### DIRECTIVE
Repeat the listing word for word. No pictures belong in the copy.

### RECORDED INFORMATION
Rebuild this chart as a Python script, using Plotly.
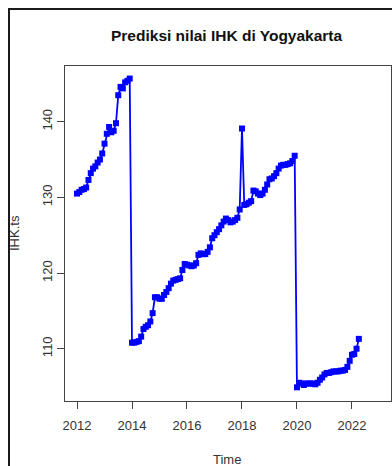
import plotly.graph_objects as go

# Monthly consumer price index (IHK) for Yogyakarta, Jan 2012 .. Apr 2022
start_year = 2012
ihk_2012 = [130.5, 130.7, 131.0, 131.1, 131.3, 132.3, 133.2, 133.8, 134.1, 134.6, 135.0, 135.8]
ihk_2013 = [137.1, 138.4, 139.3, 138.6, 138.8, 139.8, 143.5, 144.6, 144.4, 145.2, 145.4, 145.7]
ihk_2014 = [110.8, 110.8, 110.9, 111.0, 111.6, 112.6, 112.9, 113.1, 113.6, 114.7, 116.8, 116.8]
ihk_2015 = [116.6, 116.6, 117.1, 117.5, 118.0, 118.6, 119.0, 119.1, 119.2, 119.3, 120.4, 121.2]
ihk_2016 = [121.1, 121.0, 120.9, 121.0, 121.3, 122.4, 122.6, 122.5, 122.5, 122.8, 123.4, 124.6]
ihk_2017 = [125.0, 125.4, 125.8, 126.3, 126.8, 127.2, 127.0, 126.7, 126.8, 127.0, 127.3, 128.4]
ihk_2018 = [139.1, 129.0, 129.1, 129.3, 129.5, 130.9, 130.8, 130.5, 130.3, 130.5, 131.0, 131.7]
ihk_2019 = [132.4, 132.5, 132.8, 133.2, 133.8, 134.2, 134.3, 134.3, 134.4, 134.5, 134.8, 135.5]
ihk_2020 = [104.9, 105.5, 105.4, 105.2, 105.4, 105.4, 105.4, 105.4, 105.3, 105.5, 105.9, 106.2]
ihk_2021 = [106.6, 106.8, 106.8, 106.9, 107.0, 107.0, 107.0, 107.1, 107.1, 107.2, 107.6, 108.4]
ihk_2022 = [109.2, 109.3, 110.0, 111.3]

x_ticks = [2012, 2014, 2016, 2018, 2020, 2022]
y_ticks = [110, 120, 130, 140]

ihk = (ihk_2012 + ihk_2013 + ihk_2014 + ihk_2015 + ihk_2016 + ihk_2017
       + ihk_2018 + ihk_2019 + ihk_2020 + ihk_2021 + ihk_2022)
time = [start_year + i / 12 for i in range(len(ihk))]

W, H = 392, 466
L, R, T, B = 65, 1, 66, 65
pw, ph = W - L - R, H - T - B


def px(x):
    return (x - L) / pw


def py(y):
    return (H - B - y) / ph


font = "Liberation Sans, Arial, sans-serif"
axis_col = "#444444"

fig = go.Figure(
    go.Scatter(
        x=time, y=ihk, mode="lines+markers",
        line=dict(color="#0000FF", width=1.8),
        marker=dict(symbol="square", size=6, color="#0000FF"),
        hoverinfo="x+y",
    )
)

fig.update_layout(
    width=W, height=H,
    margin=dict(l=L, r=R, t=T, b=B),
    paper_bgcolor="white", plot_bgcolor="white",
    showlegend=False,
    xaxis=dict(
        range=[2011.563, 2023.42], tickvals=x_ticks, ticktext=[str(v) for v in x_ticks],
        showgrid=False, zeroline=False, showline=True, mirror=True,
        linecolor=axis_col, linewidth=1, ticks="outside", ticklen=7,
        tickcolor=axis_col, tickwidth=1, ticklabelstandoff=5,
        tickfont=dict(family=font, size=13, color="#333333"),
    ),
    yaxis=dict(
        range=[103.09, 147.36], tickvals=y_ticks, ticktext=[str(v) for v in y_ticks],
        showgrid=False, zeroline=False, showline=True, mirror=True,
        linecolor=axis_col, linewidth=1, ticks="outside", ticklen=7,
        tickcolor=axis_col, tickwidth=1, tickangle=-90,
        tickfont=dict(family=font, size=13, color="#333333"),
    ),
    annotations=[
        dict(text="<b>Prediksi nilai IHK di Yogyakarta</b>", x=px(227), y=py(35),
             xref="paper", yref="paper", showarrow=False, xanchor="center", yanchor="middle",
             font=dict(family=font, size=15.5, color="#111111")),
        dict(text="Time", x=px(227), y=py(459),
             xref="paper", yref="paper", showarrow=False, xanchor="center", yanchor="middle",
             font=dict(family=font, size=13, color="#333333")),
        dict(text="IHK.ts", x=px(14), y=py(233), textangle=-90,
             xref="paper", yref="paper", showarrow=False, xanchor="center", yanchor="middle",
             font=dict(family=font, size=13, color="#333333")),
    ],
    shapes=[
        dict(type="path", xref="paper", yref="paper",
             path=f"M {px(9)},{py(H + 5)} L {px(9)},{py(9)} L {px(W + 5)},{py(9)}",
             line=dict(color="#1a1a1a", width=2)),
    ],
)

fig.write_html("out.html")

### ANSWER BELOW
Rebuild this chart as a Python script, using Plotly.
import plotly.graph_objects as go

# Monthly consumer price index (IHK) for Yogyakarta, Jan 2012 .. Apr 2022
start_year = 2012
ihk_2012 = [130.5, 130.7, 131.0, 131.1, 131.3, 132.3, 133.2, 133.8, 134.1, 134.6, 135.0, 135.8]
ihk_2013 = [137.1, 138.4, 139.3, 138.6, 138.8, 139.8, 143.5, 144.6, 144.4, 145.2, 145.4, 145.7]
ihk_2014 = [110.8, 110.8, 110.9, 111.0, 111.6, 112.6, 112.9, 113.1, 113.6, 114.7, 116.8, 116.8]
ihk_2015 = [116.6, 116.6, 117.1, 117.5, 118.0, 118.6, 119.0, 119.1, 119.2, 119.3, 120.4, 121.2]
ihk_2016 = [121.1, 121.0, 120.9, 121.0, 121.3, 122.4, 122.6, 122.5, 122.5, 122.8, 123.4, 124.6]
ihk_2017 = [125.0, 125.4, 125.8, 126.3, 126.8, 127.2, 127.0, 126.7, 126.8, 127.0, 127.3, 128.4]
ihk_2018 = [139.1, 129.0, 129.1, 129.3, 129.5, 130.9, 130.8, 130.5, 130.3, 130.5, 131.0, 131.7]
ihk_2019 = [132.4, 132.5, 132.8, 133.2, 133.8, 134.2, 134.3, 134.3, 134.4, 134.5, 134.8, 135.5]
ihk_2020 = [104.9, 105.5, 105.4, 105.2, 105.4, 105.4, 105.4, 105.4, 105.3, 105.5, 105.9, 106.2]
ihk_2021 = [106.6, 106.8, 106.8, 106.9, 107.0, 107.0, 107.0, 107.1, 107.1, 107.2, 107.6, 108.4]
ihk_2022 = [109.2, 109.3, 110.0, 111.3]

x_ticks = [2012, 2014, 2016, 2018, 2020, 2022]
y_ticks = [110, 120, 130, 140]

ihk = (ihk_2012 + ihk_2013 + ihk_2014 + ihk_2015 + ihk_2016 + ihk_2017
       + ihk_2018 + ihk_2019 + ihk_2020 + ihk_2021 + ihk_2022)
time = [start_year + i / 12 for i in range(len(ihk))]

W, H = 392, 466
L, R, T, B = 65, 1, 66, 65
pw, ph = W - L - R, H - T - B


def px(x):
    return (x - L) / pw


def py(y):
    return (H - B - y) / ph


font = "Liberation Sans, Arial, sans-serif"
axis_col = "#444444"

fig = go.Figure(
    go.Scatter(
        x=time, y=ihk, mode="lines+markers",
        line=dict(color="#0000FF", width=1.8),
        marker=dict(symbol="square", size=6, color="#0000FF"),
        hoverinfo="x+y",
    )
)

fig.update_layout(
    width=W, height=H,
    margin=dict(l=L, r=R, t=T, b=B),
    paper_bgcolor="white", plot_bgcolor="white",
    showlegend=False,
    xaxis=dict(
        range=[2011.563, 2023.42], tickvals=x_ticks, ticktext=[str(v) for v in x_ticks],
        showgrid=False, zeroline=False, showline=True, mirror=True,
        linecolor=axis_col, linewidth=1, ticks="outside", ticklen=7,
        tickcolor=axis_col, tickwidth=1, ticklabelstandoff=5,
        tickfont=dict(family=font, size=13, color="#333333"),
    ),
    yaxis=dict(
        range=[103.09, 147.36], tickvals=y_ticks, ticktext=[str(v) for v in y_ticks],
        showgrid=False, zeroline=False, showline=True, mirror=True,
        linecolor=axis_col, linewidth=1, ticks="outside", ticklen=7,
        tickcolor=axis_col, tickwidth=1, tickangle=-90,
        tickfont=dict(family=font, size=13, color="#333333"),
    ),
    annotations=[
        dict(text="<b>Prediksi nilai IHK di Yogyakarta</b>", x=px(227), y=py(35),
             xref="paper", yref="paper", showarrow=False, xanchor="center", yanchor="middle",
             font=dict(family=font, size=15.5, color="#111111")),
        dict(text="Time", x=px(227), y=py(459),
             xref="paper", yref="paper", showarrow=False, xanchor="center", yanchor="middle",
             font=dict(family=font, size=13, color="#333333")),
        dict(text="IHK.ts", x=px(14), y=py(233), textangle=-90,
             xref="paper", yref="paper", showarrow=False, xanchor="center", yanchor="middle",
             font=dict(family=font, size=13, color="#333333")),
    ],
    shapes=[
        dict(type="path", xref="paper", yref="paper",
             path=f"M {px(9)},{py(H + 5)} L {px(9)},{py(9)} L {px(W + 5)},{py(9)}",
             line=dict(color="#1a1a1a", width=2)),
    ],
)

fig.write_html("out.html")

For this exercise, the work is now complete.